Although the Fed expects the jobless rate to decline from 13.3 percent to 9 percent by the end of this year, that’s still a significant increase over the six million unemployed in January.  

At a virtual news conference, Federal Reserve Chair Jerome Powell suggested that comments made by Treasury Secretary Steven Mnuchin – who said the country was well on its way to a “strong reopening” – might be premature. Powell said that the Fed would not overreact to a single data point, even though they were surprised by the decline in U.S. unemployment in May.

“We’re not thinking about raising rates,” Powell said. “We’re not even thinking about thinking about raising rates.” 

The Federal Reserve plans to continue buying bonds and keep borrowing rates low. There is currently no rate hike forecasted through 2022.

“The ongoing public health crisis will weigh heavily on economic activity, employment, and inflation in the near term, and poses considerable risks to the economic outlook over the medium term.
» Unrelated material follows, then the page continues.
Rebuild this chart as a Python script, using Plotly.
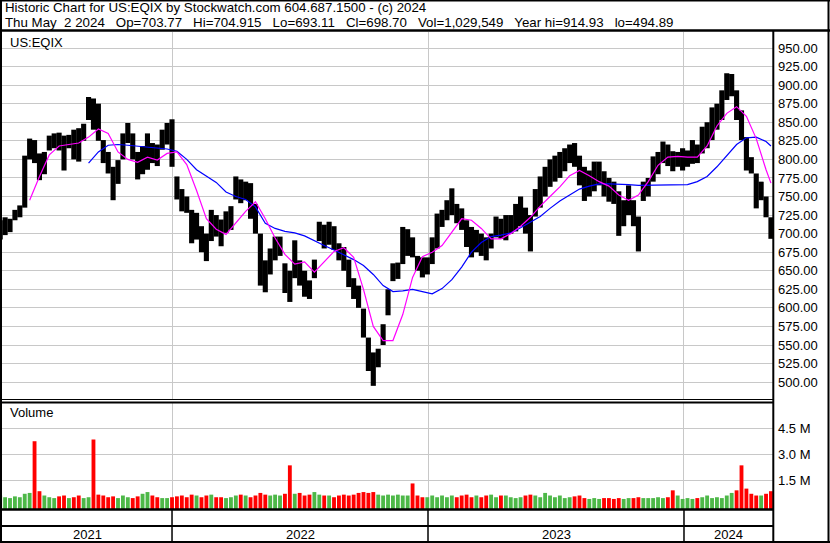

In light of these developments, the Committee decided to maintain the target range for the federal funds rate at 0 to 1/4 percent,"  the Federal Reserve Board of Governorwrote in their June 10 statement. "The Committee expects to maintain this target range until it is confident that the economy has weathered recent events and is on track to achieve its maximum employment and price stability goals.” 

Powell’s remarks initially encouraged a June 10 stock market rally, although by the end of the day several market averages dropped into negative territory, with the S&P falling half a percentage point.

The economic recovery from coronavirus-related damage could include slack in the labor market through the end of 2022, predicts Steven Friedman, senior macroeconomist at investment adviser MacKay Shields.